▶ [Do this] Quote every line below exactly and skip any picture.

▶ [Information provided]
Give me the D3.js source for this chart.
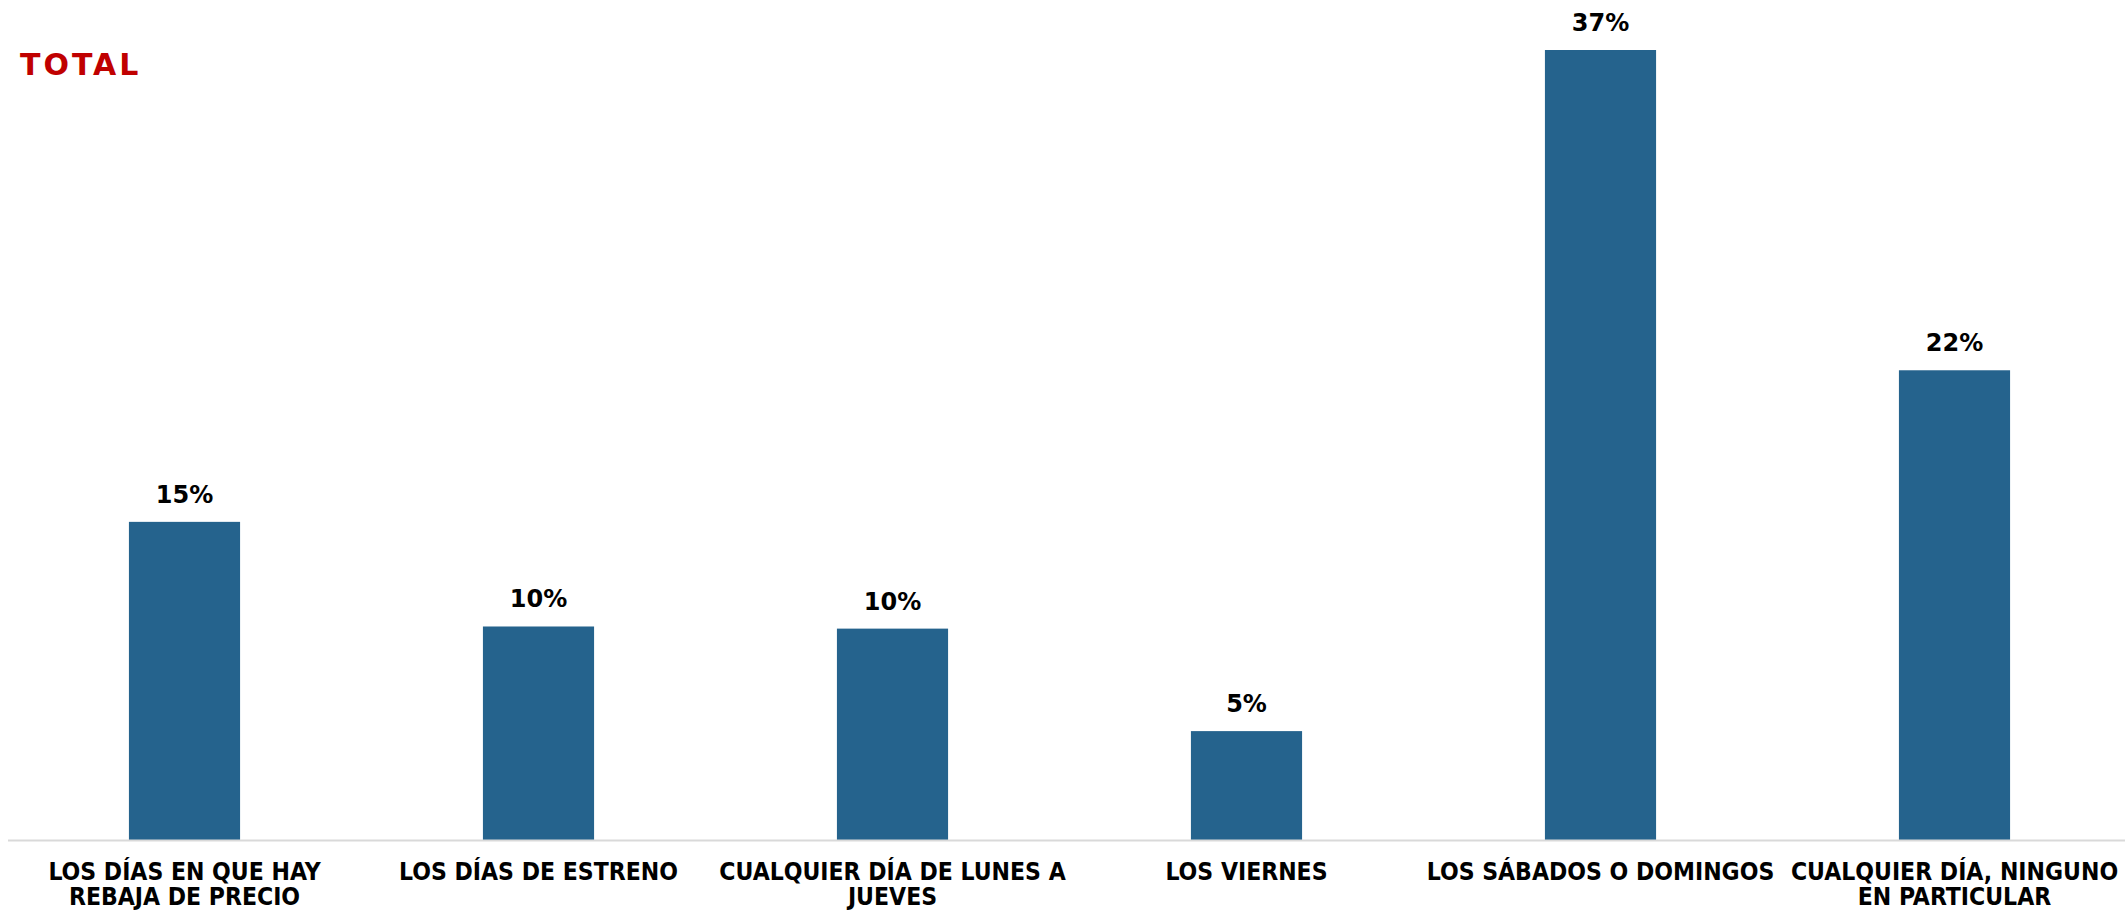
<!DOCTYPE html>
<html>
<head>
<meta charset="utf-8">
<script src="https://cdn.jsdelivr.net/npm/d3@7"></script>
<style>
  body { margin: 0; background: #fff; }
  svg { display: block; }
</style>
</head>
<body>
<svg id="chart" width="2125" height="911"></svg>
<script>
// Data
const categories = [
  "LOS DÍAS EN QUE HAY REBAJA DE PRECIO",
  "LOS DÍAS DE ESTRENO",
  "CUALQUIER DÍA DE LUNES A JUEVES",
  "LOS VIERNES",
  "LOS SÁBADOS O DOMINGOS",
  "CUALQUIER DÍA, NINGUNO EN PARTICULAR"
];
// how each tick label breaks into lines
const labelLines = [
  ["LOS DÍAS EN QUE HAY", "REBAJA DE PRECIO"],
  ["LOS DÍAS DE ESTRENO"],
  ["CUALQUIER DÍA DE LUNES A", "JUEVES"],
  ["LOS VIERNES"],
  ["LOS SÁBADOS O DOMINGOS"],
  ["CUALQUIER DÍA, NINGUNO", "EN PARTICULAR"]
];
const values = [14.9, 10.0, 9.9, 5.1, 37.0, 22.0];
const title = "TOTAL";

const svg = d3.select("#chart");
const width = 2125, height = 911;
const baseY = 840;

const x = d3.scaleBand()
  .domain(categories)
  .range([7.5, 2131.5])
  .paddingInner(0.686)
  .paddingOuter(0.343);

const y = d3.scaleLinear()
  .domain([0, 37])
  .range([baseY, 50]);

// bars
svg.append("g").selectAll("rect")
  .data(values)
  .join("rect")
  .attr("x", (d, i) => x(categories[i]))
  .attr("y", d => y(d))
  .attr("width", x.bandwidth())
  .attr("height", d => baseY - y(d))
  .attr("fill", "#25638d");

// value labels
svg.append("g").selectAll("text")
  .data(values)
  .join("text")
  .attr("x", (d, i) => x(categories[i]) + x.bandwidth() / 2)
  .attr("y", d => y(d) - 19)
  .attr("text-anchor", "middle")
  .style("font-family", "'DejaVu Sans', sans-serif")
  .style("font-weight", "bold")
  .style("font-size", "24px")
  .style("fill", "#000")
  .text(d => Math.round(d) + "%");

// x axis
const xAxis = svg.append("g")
  .attr("transform", `translate(0,${baseY})`)
  .call(d3.axisBottom(x).tickSize(0).tickFormat(""));
xAxis.select(".domain")
  .attr("stroke", "#d9d9d9")
  .attr("stroke-width", 2);

// category labels, one tspan per line
xAxis.selectAll(".tick text").remove();
xAxis.selectAll(".tick").each(function (d, i) {
  const t = d3.select(this).append("text")
    .attr("text-anchor", "middle")
    .attr("y", 40)
    .style("font-family", "'DejaVu Sans Condensed', 'DejaVu Sans', sans-serif")
    .style("font-stretch", "condensed")
    .style("font-weight", "bold")
    .style("font-size", "24.5px")
    .style("fill", "#000");
  labelLines[i].forEach((line, k) => {
    t.append("tspan")
      .attr("x", 0)
      .attr("dy", k === 0 ? 0 : 25)
      .text(line);
  });
});

// title in the corner
svg.append("text")
  .attr("x", 20)
  .attr("y", 75)
  .style("font-family", "'DejaVu Sans', sans-serif")
  .style("font-weight", "bold")
  .style("font-size", "30px")
  .style("letter-spacing", "3px")
  .style("fill", "#c00000")
  .text(title);
</script>
</body>
</html>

▶ [Answer below]
Give me the D3.js source for this chart.
<!DOCTYPE html>
<html>
<head>
<meta charset="utf-8">
<script src="https://cdn.jsdelivr.net/npm/d3@7"></script>
<style>
  body { margin: 0; background: #fff; }
  svg { display: block; }
</style>
</head>
<body>
<svg id="chart" width="2125" height="911"></svg>
<script>
// Data
const categories = [
  "LOS DÍAS EN QUE HAY REBAJA DE PRECIO",
  "LOS DÍAS DE ESTRENO",
  "CUALQUIER DÍA DE LUNES A JUEVES",
  "LOS VIERNES",
  "LOS SÁBADOS O DOMINGOS",
  "CUALQUIER DÍA, NINGUNO EN PARTICULAR"
];
// how each tick label breaks into lines
const labelLines = [
  ["LOS DÍAS EN QUE HAY", "REBAJA DE PRECIO"],
  ["LOS DÍAS DE ESTRENO"],
  ["CUALQUIER DÍA DE LUNES A", "JUEVES"],
  ["LOS VIERNES"],
  ["LOS SÁBADOS O DOMINGOS"],
  ["CUALQUIER DÍA, NINGUNO", "EN PARTICULAR"]
];
const values = [14.9, 10.0, 9.9, 5.1, 37.0, 22.0];
const title = "TOTAL";

const svg = d3.select("#chart");
const width = 2125, height = 911;
const baseY = 840;

const x = d3.scaleBand()
  .domain(categories)
  .range([7.5, 2131.5])
  .paddingInner(0.686)
  .paddingOuter(0.343);

const y = d3.scaleLinear()
  .domain([0, 37])
  .range([baseY, 50]);

// bars
svg.append("g").selectAll("rect")
  .data(values)
  .join("rect")
  .attr("x", (d, i) => x(categories[i]))
  .attr("y", d => y(d))
  .attr("width", x.bandwidth())
  .attr("height", d => baseY - y(d))
  .attr("fill", "#25638d");

// value labels
svg.append("g").selectAll("text")
  .data(values)
  .join("text")
  .attr("x", (d, i) => x(categories[i]) + x.bandwidth() / 2)
  .attr("y", d => y(d) - 19)
  .attr("text-anchor", "middle")
  .style("font-family", "'DejaVu Sans', sans-serif")
  .style("font-weight", "bold")
  .style("font-size", "24px")
  .style("fill", "#000")
  .text(d => Math.round(d) + "%");

// x axis
const xAxis = svg.append("g")
  .attr("transform", `translate(0,${baseY})`)
  .call(d3.axisBottom(x).tickSize(0).tickFormat(""));
xAxis.select(".domain")
  .attr("stroke", "#d9d9d9")
  .attr("stroke-width", 2);

// category labels, one tspan per line
xAxis.selectAll(".tick text").remove();
xAxis.selectAll(".tick").each(function (d, i) {
  const t = d3.select(this).append("text")
    .attr("text-anchor", "middle")
    .attr("y", 40)
    .style("font-family", "'DejaVu Sans Condensed', 'DejaVu Sans', sans-serif")
    .style("font-stretch", "condensed")
    .style("font-weight", "bold")
    .style("font-size", "24.5px")
    .style("fill", "#000");
  labelLines[i].forEach((line, k) => {
    t.append("tspan")
      .attr("x", 0)
      .attr("dy", k === 0 ? 0 : 25)
      .text(line);
  });
});

// title in the corner
svg.append("text")
  .attr("x", 20)
  .attr("y", 75)
  .style("font-family", "'DejaVu Sans', sans-serif")
  .style("font-weight", "bold")
  .style("font-size", "30px")
  .style("letter-spacing", "3px")
  .style("fill", "#c00000")
  .text(title);
</script>
</body>
</html>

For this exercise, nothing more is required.